ROK religious groups push for government food aid to the North

Institute for Far Eastern Studies (IFES)
NK Brief No. 10-08-31-1
8/31/2010

An organization representing several major South Korean religious organizations crossed the DMZ on August 27 to deliver over 300 tons (thirteen 25-ton trucks) of flour to the city of Kaesong, with plans to distribute the aid to North Korea’s children and poverty-stricken. This is the first overland delivery of aid since Seoul’s May 24 measures restricting exchanges in response to the Cheonan incident.

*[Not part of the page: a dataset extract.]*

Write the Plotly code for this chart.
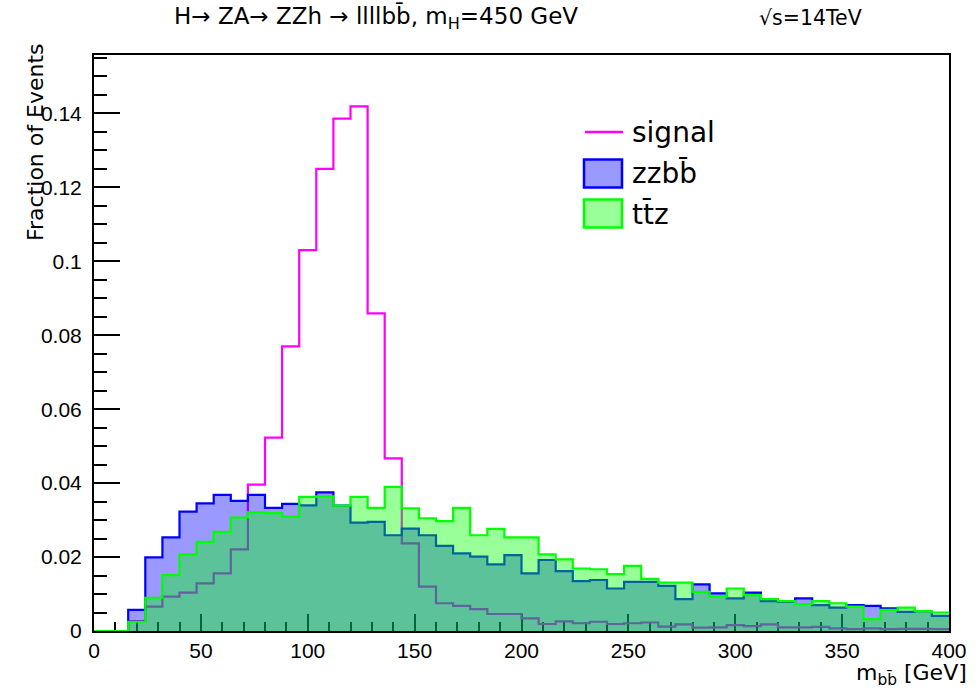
import numpy as np
import plotly.graph_objects as go

# 50 bins of 8 GeV between 0 and 400 GeV
bin_edges = np.linspace(0, 400, 51)

signal = [0, 0, 0.0027, 0.0066, 0.0093, 0.0104, 0.0129, 0.0156, 0.0221, 0.0396,
          0.0523, 0.077, 0.103, 0.125, 0.1386, 0.1419, 0.0859, 0.0467, 0.0237, 0.012,
          0.0075, 0.0068, 0.0059, 0.0046, 0.0046, 0.0034, 0.0019, 0.0026, 0.0021, 0.0025,
          0.0019, 0.0021, 0.0023, 0.0012, 0.0018, 0.0009, 0.001, 0.0016, 0.0013, 0.0018,
          0.001, 0.001, 0.0011, 0.0007, 0.0005, 0.0007, 0.0005, 0.0006, 0.0006, 0.0005]

zzbb = [0, 0, 0.0057, 0.0199, 0.0253, 0.0323, 0.0345, 0.0368, 0.0352, 0.0368,
        0.0333, 0.0344, 0.034, 0.0375, 0.0339, 0.0293, 0.0295, 0.0259, 0.0277, 0.0259,
        0.023, 0.021, 0.0201, 0.018, 0.0205, 0.0156, 0.0192, 0.0162, 0.0135, 0.0138,
        0.0115, 0.0133, 0.0133, 0.0122, 0.0086, 0.0126, 0.0102, 0.0088, 0.0104, 0.0081,
        0.0079, 0.0088, 0.007, 0.0063, 0.007, 0.0068, 0.0061, 0.0052, 0.0054, 0.0041]

ttz = [0, 0, 0.0025, 0.009, 0.0151, 0.0207, 0.0241, 0.0268, 0.0307, 0.0321,
       0.0319, 0.0309, 0.0363, 0.0364, 0.0339, 0.0363, 0.0333, 0.039, 0.0332, 0.0305,
       0.0297, 0.0333, 0.0259, 0.0276, 0.0253, 0.0253, 0.0207, 0.0194, 0.0169, 0.0167,
       0.0154, 0.0176, 0.0141, 0.0131, 0.0131, 0.0106, 0.0093, 0.0115, 0.0097, 0.0086,
       0.0081, 0.0073, 0.0081, 0.0075, 0.0066, 0.0032, 0.0057, 0.0063, 0.0054, 0.005]

series_names = ["signal", "zzbb\u0304", "tt\u0304z"]
line_colors = ["#ff00ff", "#0000ff", "#00ff00"]
fill_colors = [None, "rgba(0,0,255,0.4)", "rgba(0,255,0,0.4)"]

x_ticks = [0, 50, 100, 150, 200, 250, 300, 350, 400]
y_ticks = [0, 0.02, 0.04, 0.06, 0.08, 0.1, 0.12, 0.14]
y_tick_labels = ["0", "0.02", "0.04", "0.06", "0.08", "0.1", "0.12", "0.14"]

FONT = "Liberation Sans"
WIDE = "DejaVu Sans"

W, H = 980, 688
L, R, T, B = 94, 31, 55, 57
pw, ph = W - L - R, H - T - B


def px2paper(px, py):
    return (px - L) / pw, (H - B - py) / ph


def step_xy(values):
    return list(bin_edges), list(values) + [values[-1]]


fig = go.Figure()
for name, vals, lc, fc in zip(series_names, [signal, zzbb, ttz], line_colors, fill_colors):
    xs, ys = step_xy(vals)
    kw = dict(fill="tozeroy", fillcolor=fc) if fc else {}
    fig.add_trace(go.Scatter(x=xs, y=ys, mode="lines", line_shape="hv",
                             line=dict(color=lc, width=2.2), name=name,
                             showlegend=False, **kw))

annotations = []
shapes = []

# titles
x0, y0 = px2paper(172, 18)
annotations.append(dict(text="H\u2192 ZA\u2192 ZZh \u2192 llllbb\u0304, m<sub>H</sub>=450 GeV",
                        x=x0, y=y0, xref="paper", yref="paper", xanchor="left", yanchor="middle",
                        showarrow=False, font=dict(size=23, family=WIDE, color="black")))
x0, y0 = px2paper(757, 18)
annotations.append(dict(text="\u221as=14TeV", x=x0, y=y0, xref="paper", yref="paper",
                        xanchor="left", yanchor="middle", showarrow=False,
                        font=dict(size=20.5, family=WIDE, color="black")))
x0, y0 = px2paper(35, 41)
annotations.append(dict(text="Fraction of Events", textangle=-90, x=x0, y=y0,
                        xref="paper", yref="paper", xanchor="center", yanchor="top",
                        showarrow=False, font=dict(size=22, family=WIDE, color="black")))
x0, y0 = px2paper(968, 690)
annotations.append(dict(text="m<sub>bb\u0304</sub> [GeV]", x=x0, y=y0, xref="paper", yref="paper",
                        xanchor="right", yanchor="bottom", showarrow=False, borderpad=0,
                        font=dict(size=22, family=WIDE, color="black")))

# legend (drawn as layout items)
leg_rows = [132, 173.5, 213.5]
for i, (name, lc, fc) in enumerate(zip(series_names, line_colors, fill_colors)):
    yc = leg_rows[i]
    if fc is None:
        xa, ya = px2paper(585, yc)
        xb, _ = px2paper(623, yc)
        shapes.append(dict(type="line", xref="paper", yref="paper", x0=xa, x1=xb, y0=ya, y1=ya,
                           line=dict(color=lc, width=2.5)))
    else:
        xa, ya = px2paper(584, yc - 14)
        xb, yb = px2paper(622, yc + 14)
        shapes.append(dict(type="rect", xref="paper", yref="paper", x0=xa, x1=xb, y0=yb, y1=ya,
                           fillcolor=fc, line=dict(color=lc, width=2.5)))
    xt, yt = px2paper(630, yc)
    annotations.append(dict(text=name, x=xt, y=yt, xref="paper", yref="paper",
                            xanchor="left", yanchor="middle", showarrow=False,
                            font=dict(size=28, family=WIDE, color="black")))

fig.update_layout(
    width=W, height=H,
    margin=dict(l=L, r=R, t=T, b=B),
    paper_bgcolor="white", plot_bgcolor="white",
    font=dict(family=FONT, color="black"),
    showlegend=False,
    annotations=annotations,
    shapes=shapes,
)

fig.update_xaxes(range=[0, 400], tickvals=x_ticks, ticktext=[str(v) for v in x_ticks],
                 ticks="inside", ticklen=17, tickwidth=1.5, tickcolor="black",
                 minor=dict(dtick=10, ticks="inside", ticklen=9, tickwidth=1.5, tickcolor="black"),
                 showline=True, linecolor="black", linewidth=2, mirror=True,
                 showgrid=False, zeroline=False, layer="below traces",
                 tickfont=dict(size=21, family=FONT, color="black"))
fig.update_yaxes(range=[0, 0.1558], tickvals=y_ticks, ticktext=y_tick_labels,
                 ticks="inside", ticklen=26, tickwidth=1.5, tickcolor="black",
                 minor=dict(dtick=0.005, ticks="inside", ticklen=13, tickwidth=1.5, tickcolor="black"),
                 showline=True, linecolor="black", linewidth=2, mirror=True,
                 showgrid=False, zeroline=False, ticklabelstandoff=6,
                 tickfont=dict(size=21, family=FONT, color="black"))

fig.write_html("out.html")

Nine members of the organization, representing Buddhism, Catholicism, and Protestantism, travelled to the North. The group intends to visit one or two nurseries, and distribute flour to Kaesong City as well as Jangpung, Keumchon, Daechon, Chongdan and Yondan districts. The delegation is also delivering six boxes of nutrition supplements for children in Kaesong’s nurseries. Before crossing over into North Korea, the group held a press conference in Paju City’s Imjin Park. At the conference, a representative stated that while the aid shipment was later than desired, the organization thanked the South Korean government for making the decision to allow the delivery while facing a difficult situation in the aftermath of the Cheonan incident.

The organization also stated, “Peninsular denuclearization is also important for bringing peace and security to the Korean Peninsula,” but it is necessary to make ensuring the lives of those in both North and South Korea a top priority, and the group “earnestly hopes that the [South Korean] governments’ active support of humanitarian assistance can save the lives of North Korean residents and help to realize inter-Korean reconciliation and peace.”

The organization also stressed that religious teachings emphasized the need to exert all efforts for the desolate and the starving. The group is devoted to helping resolve the North Korean plight caused by starvation and malnutrition, and through these efforts, bringing about peace on the Korean peninsula. The organization, representing those of Jewish, Catholic, Buddhist, Protestant, Korean Buddhist, and Chongdo religions, as well as the United Religions Initiative of Korea, continues to pursue renewed government assistance to North Korea.

The Korean Conference of Religion and Peace (KCRP) issued a statement on August 27 declaring that the South Korean government needed to send aid to the North not only in response to the critical situation caused by recent flooding, but in order to help resolve the chronic food shortages causing ongoing hardship for the people of North Korea. In highlighting the plight of North Koreans, the group emphasizes familial and national ties, stressing Korean unity in calling for government assistance for ‘brethren’ in the North. The group also calls for both Seoul and Pyongyang to “open [their] hearts and hold talks on peninsular peace and unification” rather than continue with the current confrontational policies.